Last March Limerick's Chief Supt Gerry Roche said he would deploy four community gardaí to the estate but Quinlivan says that locals tell him "they don't see many gardaí at all".

Quinlivan, who is a director on the Mid-West Regional Drug and Alcohol Forum, says “crack cocaine is off the scale” in Limerick.

He says the drug is “one of the most addictive and hardest to get off”, adding “the dealers in St Mary’s Park have targeted the most vulnerable people with crack cocaine and it has probably outstripped heroin levels in the city”.

He warns: “I don’t think people realise the actual disaster that crack cocaine will be if it’s not tackled. We are seeing the devastation of it across urban areas of America and it’s starting in our own city, unfortunately.

“There is a special place in hell for these gangs because they have deliberately targeted those who are the most vulnerable,” he adds.

Substance abuse affects the entire family and extended family and there isn't enough services looking at that

A decade long drugs turf war between the late 1990s and mid-2000s saw up to 20 people murdered, shootings, petrol bombings and assaults.

The gangs have learned that shootings bring unwanted attention from gardaí and politicians, and have operated relatively peacefully over the past 14 years.

Last year was another record year for garda drug seizures nationally, which included €9.5 million of cocaine, €7.3 million of cannabis, and €5.7 million worth of heroin.

A meeting of Limerick’s joint policing committee last month heard that more than€2.5 million worth of drugs had been seized locally since the start of the year, representing a 16 per cent rise on 2020 seizures.

While most agree that regeneration has failed St Mary's Park, there is praise for efforts made by Limerick City and County Council in recent months, where they have demolished 14 derelict properties that were being used by the gangs.

Operation Copog was set up to “target the sale and supply of drugs in St Mary’s Park” and is ongoing, a garda spokesman says.
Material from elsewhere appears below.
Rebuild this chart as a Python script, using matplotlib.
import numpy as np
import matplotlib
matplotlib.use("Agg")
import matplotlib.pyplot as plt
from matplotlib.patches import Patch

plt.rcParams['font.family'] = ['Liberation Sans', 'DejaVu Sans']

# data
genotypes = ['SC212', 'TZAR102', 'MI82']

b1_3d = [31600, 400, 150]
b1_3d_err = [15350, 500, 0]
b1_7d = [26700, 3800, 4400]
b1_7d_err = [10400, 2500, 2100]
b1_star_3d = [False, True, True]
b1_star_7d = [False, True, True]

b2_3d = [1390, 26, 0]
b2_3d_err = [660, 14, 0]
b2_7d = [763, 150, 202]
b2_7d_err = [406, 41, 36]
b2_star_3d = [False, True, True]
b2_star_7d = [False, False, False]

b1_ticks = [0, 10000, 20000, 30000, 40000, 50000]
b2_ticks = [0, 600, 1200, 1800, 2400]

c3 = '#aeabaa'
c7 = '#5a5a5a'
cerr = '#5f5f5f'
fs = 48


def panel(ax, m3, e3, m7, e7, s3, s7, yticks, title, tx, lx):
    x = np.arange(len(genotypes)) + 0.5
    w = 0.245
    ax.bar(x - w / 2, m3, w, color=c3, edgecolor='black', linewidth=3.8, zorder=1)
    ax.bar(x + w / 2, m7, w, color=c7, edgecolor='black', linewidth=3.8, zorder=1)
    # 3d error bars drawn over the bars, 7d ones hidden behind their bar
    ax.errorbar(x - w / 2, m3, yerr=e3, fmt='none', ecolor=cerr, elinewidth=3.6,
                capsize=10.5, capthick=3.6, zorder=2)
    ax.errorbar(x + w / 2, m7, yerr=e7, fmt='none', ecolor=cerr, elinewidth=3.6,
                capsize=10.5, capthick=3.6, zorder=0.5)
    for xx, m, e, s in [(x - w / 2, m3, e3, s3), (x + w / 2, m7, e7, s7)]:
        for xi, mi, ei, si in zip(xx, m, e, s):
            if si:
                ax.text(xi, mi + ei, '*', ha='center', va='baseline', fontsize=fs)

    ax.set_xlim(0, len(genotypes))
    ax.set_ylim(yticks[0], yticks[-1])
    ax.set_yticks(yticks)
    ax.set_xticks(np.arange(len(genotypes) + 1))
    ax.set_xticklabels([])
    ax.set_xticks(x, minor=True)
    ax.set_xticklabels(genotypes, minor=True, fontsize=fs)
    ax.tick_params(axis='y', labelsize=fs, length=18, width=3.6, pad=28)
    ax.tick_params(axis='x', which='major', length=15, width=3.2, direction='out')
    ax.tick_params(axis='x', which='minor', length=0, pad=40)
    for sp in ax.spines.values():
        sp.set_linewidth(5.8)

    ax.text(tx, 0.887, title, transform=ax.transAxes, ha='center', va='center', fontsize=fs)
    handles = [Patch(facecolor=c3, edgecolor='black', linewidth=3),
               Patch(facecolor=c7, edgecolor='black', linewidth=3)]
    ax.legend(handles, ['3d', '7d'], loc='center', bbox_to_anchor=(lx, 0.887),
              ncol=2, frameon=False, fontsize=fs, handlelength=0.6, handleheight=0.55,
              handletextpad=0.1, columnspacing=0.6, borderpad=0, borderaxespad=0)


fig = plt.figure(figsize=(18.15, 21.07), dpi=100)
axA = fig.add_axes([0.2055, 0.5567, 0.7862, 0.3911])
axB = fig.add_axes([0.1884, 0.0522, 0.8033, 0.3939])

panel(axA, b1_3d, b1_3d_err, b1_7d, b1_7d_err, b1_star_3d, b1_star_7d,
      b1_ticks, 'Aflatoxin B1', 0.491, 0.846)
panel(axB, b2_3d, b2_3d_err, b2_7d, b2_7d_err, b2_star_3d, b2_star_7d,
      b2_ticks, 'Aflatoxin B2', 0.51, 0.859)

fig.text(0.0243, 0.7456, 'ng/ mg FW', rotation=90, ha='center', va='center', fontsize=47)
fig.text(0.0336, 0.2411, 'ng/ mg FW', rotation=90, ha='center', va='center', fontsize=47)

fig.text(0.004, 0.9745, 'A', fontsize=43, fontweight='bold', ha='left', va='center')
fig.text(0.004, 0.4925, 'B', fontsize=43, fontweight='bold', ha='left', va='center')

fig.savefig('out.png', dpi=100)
In sweeping garda raids in 2020 and last month, Operation Coronation – targeting the Limerick gangs – seized hundreds of thousands of euro and drugs, expensive cars and jewellery, and the deeds of a property in Dubai.

There is respite for the families of those in addiction at the North Star Family Support Project on John Street. Director Joe Slattery, who runs a separate equine therapy for people impacted by addiction and other trauma, says: "We don't work with the drug user themselves, we work with their loved ones because there is very little support for the families that are devastated by the shame, stigma, self-blame.

“Imagine seeing your son, or daughter, or aunt or uncle, begging on the street, or seeing their picture in the newspaper being called a ‘junkie’. Substance abuse affects the entire family and extended family and there isn’t enough services looking at that.

“We work on building boundaries, drug education, the ability to say ‘no’, the ability to prioritise their own self-care – because if they don’t get off the crisis train their loved one is on, nothing is ever going to change.”